For years, internet infrastructure firms treated bots as pests to be blocked. Cloudflare and similar firms built businesses around filtering automated traffic from websites. But generative AI has scrambled that logic. Some bots are now expected to arrive bearing legitimate purchase intent.

“In the old days, any bot coming to your website was bad,” Peters said in a separate off-stage interview. “Now with AI, some bots are good.”

That creates an awkward problem for online merchants. A retailer may want the sale generated by an AI shopping agent but may not trust the source of the traffic. Consumers are similarly hesitant. Peters said most people she speaks with remain uncomfortable allowing AI systems to autonomously spend money on their behalf.

They tell her, “no way I would trust it. I’m not going to give some open agent my credit card information or access to my financials until that trust can be established,” she said. “That trust is going to come from experience.”

Experian’s answer is to adapt its longstanding expertise in fraud detection and identity verification to the AI era. Under the company’s framework, a consumer interacting with an AI assistant could authorize an agent to purchase, say, a pair of Bose headphones. Experian would verify the human user, evaluate fraud risk and issue a cryptographic trust token associated with the transaction.

The framework works alongside existing payment systems rather than replacing them. Visa still validates the payment credentials. Cloudflare helps determine whether the AI traffic should be allowed through to the merchant site. Experian’s role is to establish that a verified human sits behind the agent.

Beyond e-commerce

The broader ambition extends beyond shopping. Peters argues that enterprises deploying internal AI agents face many of the same trust and accountability problems. Generative AI systems are probabilistic rather than deterministic; identical prompts may produce different outcomes. That makes autonomous systems inherently harder to govern than traditional software automation.
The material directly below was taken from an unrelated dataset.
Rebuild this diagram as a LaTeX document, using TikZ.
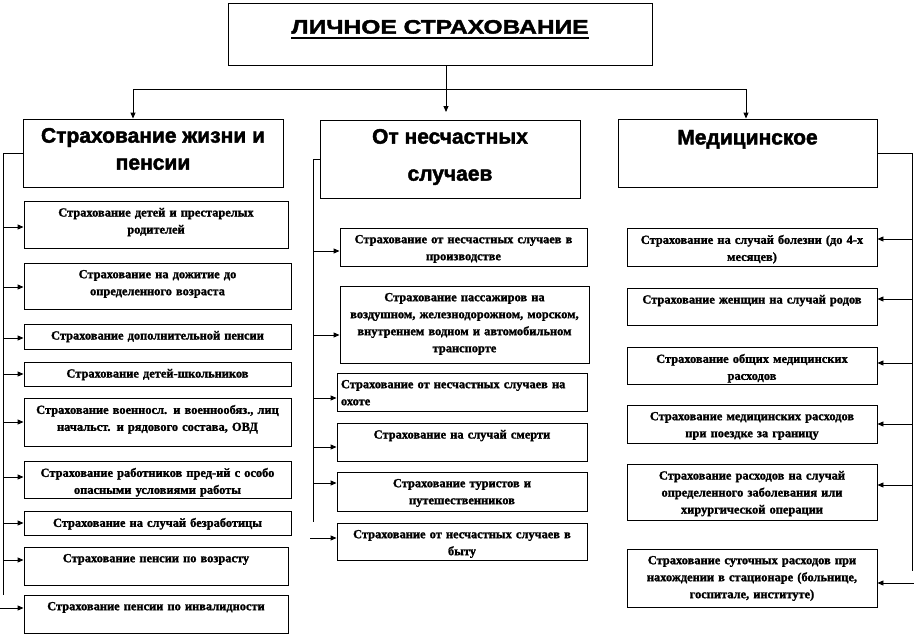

“The thing about agents and generative AI is that they’re not necessarily deterministic,” Peters said. “Just because you did something at the input one way one time does not mean you’re always going to get the same answer.”

That uncertainty complicates questions of liability. If an AI shopping agent purchases the wrong product, who bears responsibility: the merchant, the model provider, the payment network or the user?

“I don’t know that the industry or the marketplace has fully vetted that out yet,” Peters said.

Trust is so important. It’s not just a nice to have, it’s a regulated necessity.

For now, companies appear eager to preserve the familiar architecture of e-commerce rather than reinvent it. Peters repeatedly stressed that the quickest route to consumer adoption may be making AI commerce resemble conventional online shopping as closely as possible, including the same liability structures, payment protections and fraud safeguards.

“No one wants to go relitigate all this right now,” she said. “So at least in the near term, … as we all figure this out, the more that this can follow the rules and give people comfort in the way we know how things work today, the more likely it is to get adopted, because that’s what we trust together.”

The race to define standards for agentic commerce may also reshape competition in enterprise technology. Peters believes companies will increasingly compete not merely on AI models, but on the sophistication and trustworthiness of their “agent ecosystems” – collections of autonomous systems capable of coordinating work, transactions and decisions.

“I think this will be a way that companies will distinguish themselves,” she said. “It will be how they differentiate.”